Lots of people put on their best selves in order to meet someone on the dating scene, but I really created an entirely false self. More than one ex of mine said, not long before she dumped me, “What happened to the Hugo I met? I want him back!”
Channeling Clint Eastwood helps me show up in my marriage. For the first time, I am in a relationship where I am beginning to learn how to balance authenticity with the kind of performance necessary to be a real partner for someone else. It is hard work, and if I can somehow get back to in-person therapy again, it is something on which I hope to continue to focus. It still feels fraudulent, but it helps my wife and I connect, and heck, maybe a little play-acting isn’t so bad, given the alternative.
What does this have to do with Kyle Rittenhouse? I suppose I could channel one of my more left-leaning friends. I could say the right things about gun control, and about the way in which our antiquated laws about self-defense are structured to protect white men. I could say these sorts of things convincingly, because I know how to be convincing – I did it for so long and I did it pretty damn well. Maybe if I faked a stance I do not feel, maybe it would come to seem natural?

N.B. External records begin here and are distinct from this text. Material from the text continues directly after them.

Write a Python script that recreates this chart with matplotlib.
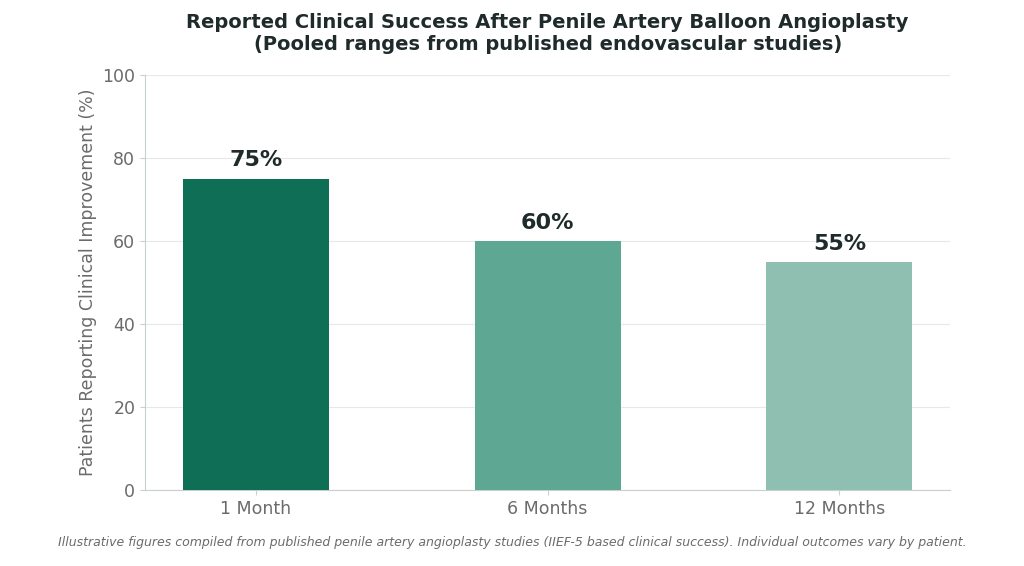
import matplotlib.pyplot as plt

periods = ['1 Month', '6 Months', '12 Months']
success = [75, 60, 55]
colors = ['#0f6e56', '#5ea793', '#8fbfb0']

fig = plt.figure(figsize=(10.24, 5.66), dpi=100)
ax = fig.add_axes([0.1416, 0.134, 0.7864, 0.7335])

x = range(len(periods))
ax.bar(x, success, width=0.5, color=colors, zorder=3)
for i, v in zip(x, success):
    ax.text(i, v + 2, f'{v}%', ha='center', va='bottom', fontsize=16,
            fontweight='bold', color='#1f2a2a')

ax.set_xlim(-0.38, 2.38)
ax.set_ylim(0, 100)
ax.set_xticks(list(x))
ax.set_xticklabels(periods)
ax.set_yticks(range(0, 101, 20))
ax.tick_params(colors='#6b6b6b', labelsize=12.5)
ax.tick_params(axis='both', color='#c8d0cc')
ax.grid(axis='y', color='#e6e9e8', zorder=0)
for s in ['top', 'right']:
    ax.spines[s].set_visible(False)
for s in ['left', 'bottom']:
    ax.spines[s].set_color('#c8d0cc')
ax.set_ylabel('Patients Reporting Clinical Improvement (%)', fontsize=12.5,
              color='#6b6b6b')
ax.set_title('Reported Clinical Success After Penile Artery Balloon Angioplasty\n'
             '(Pooled ranges from published endovascular studies)',
             fontsize=14, fontweight='bold', color='#1f2a2a', pad=18)
fig.text(0.5, 0.035, 'Illustrative figures compiled from published penile artery angioplasty '
         'studies (IIEF-5 based clinical success). Individual outcomes vary by patient.',
         ha='center', fontsize=9, style='italic', color='#6b6b6b')

fig.savefig('out.png', dpi=100)
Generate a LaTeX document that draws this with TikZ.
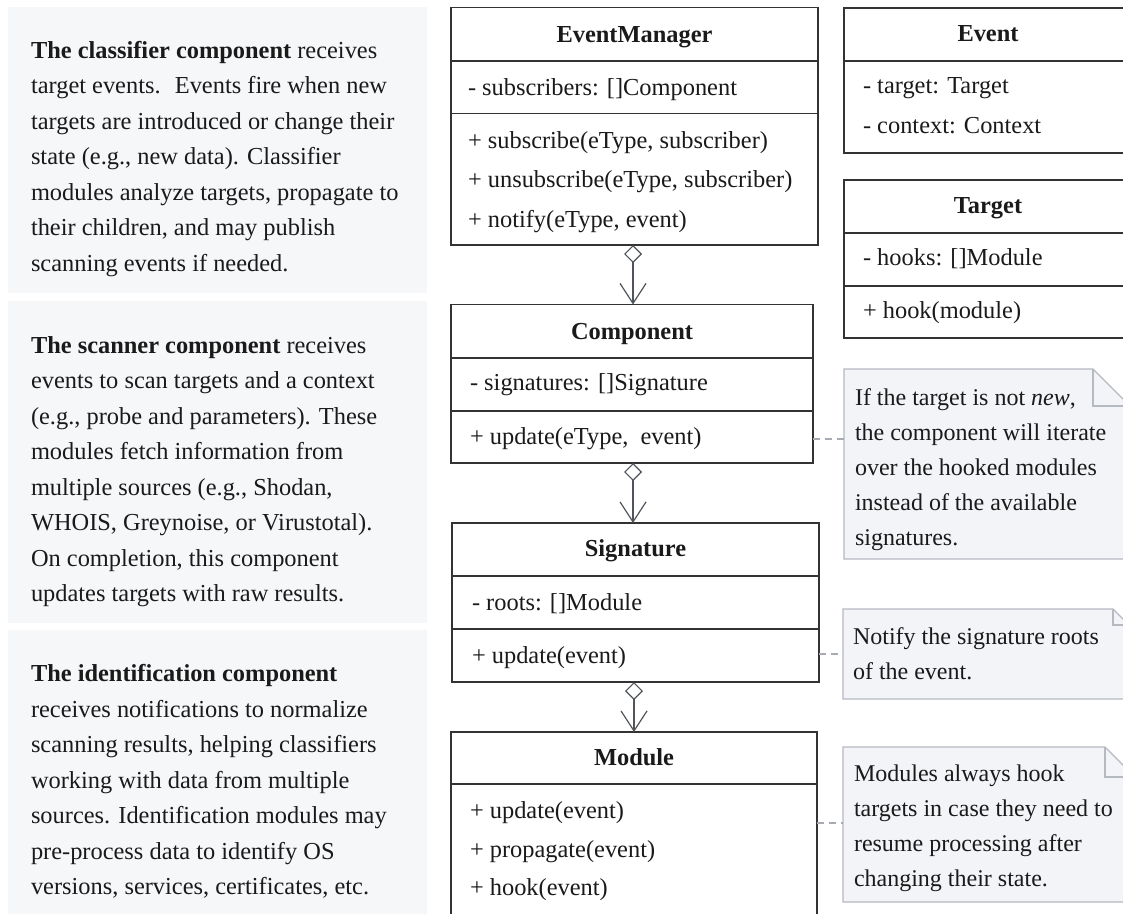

But then the temptation would be to play-act a different role with my right-wing friends. I could say to them that I agreed with the verdict, and talk about media misrepresentation, and about the central importance of defending gun rights. If someone figured out that I was talking out of both sides of my mouth, then everyone would be angry and no one would trust me. I’ve been called a toxic and dishonest people-pleaser all my life, and I would rather not be told that often in the time I have left. My often-maddening both-sidesism is a stab at radical authenticity, and it is me, hoping against hope, that you won’t push me away if I show you the “real me.”
So much of our rhetoric about “taking a stand” is grounded in the language of moral courage. We presume that people deep down know what’s right, and that they are afraid of saying what they truly believe for fear of social consequence. Each side says to the public, “We know that in your heart, you know we’re right. Stand up! Hold the line! Come to us and let your truth be heard!”
I’m sure some people really are quiet out of fear, and they do have strong beliefs they’re keeping hidden. For others of us, though, even when we look deep in our chests, we do not see the certainties that our friends expect us to have. I am certain I love my children, and my wife, and my friends, and I love the golden hills of home, and I am certain that everyone is good.
(What I really wanted to write about Kyle Rittenhouse is that I watched his sister cry tears of relief in the courtroom, and I watched Anthony Huber’s sister cry tears of pain in an interview as she remembered her slain and unavenged brother, and that it seemed desperately important to focus on the common thread of weeping. I was even gonna reference Antigone! But I knew better. No one wants to read that crap, even if it seems to me the most salient part of the entire story.)
I could have said nothing at all about Rittenhouse, and I suppose if I cannot bring myself to pretend to be upset, or pretend to be relieved, then it is best that I ignore the subject altogether. My both-sidesism is the most genuine part of me, however; it’s the most authentic and real aspect of my entire self. I am so tired of pretending to feel things I don’t, but it seems so necessary to play-act in order to contribute meaningfully to the world.
At least Victoria gets Clint every now and again, and she enjoys him very much.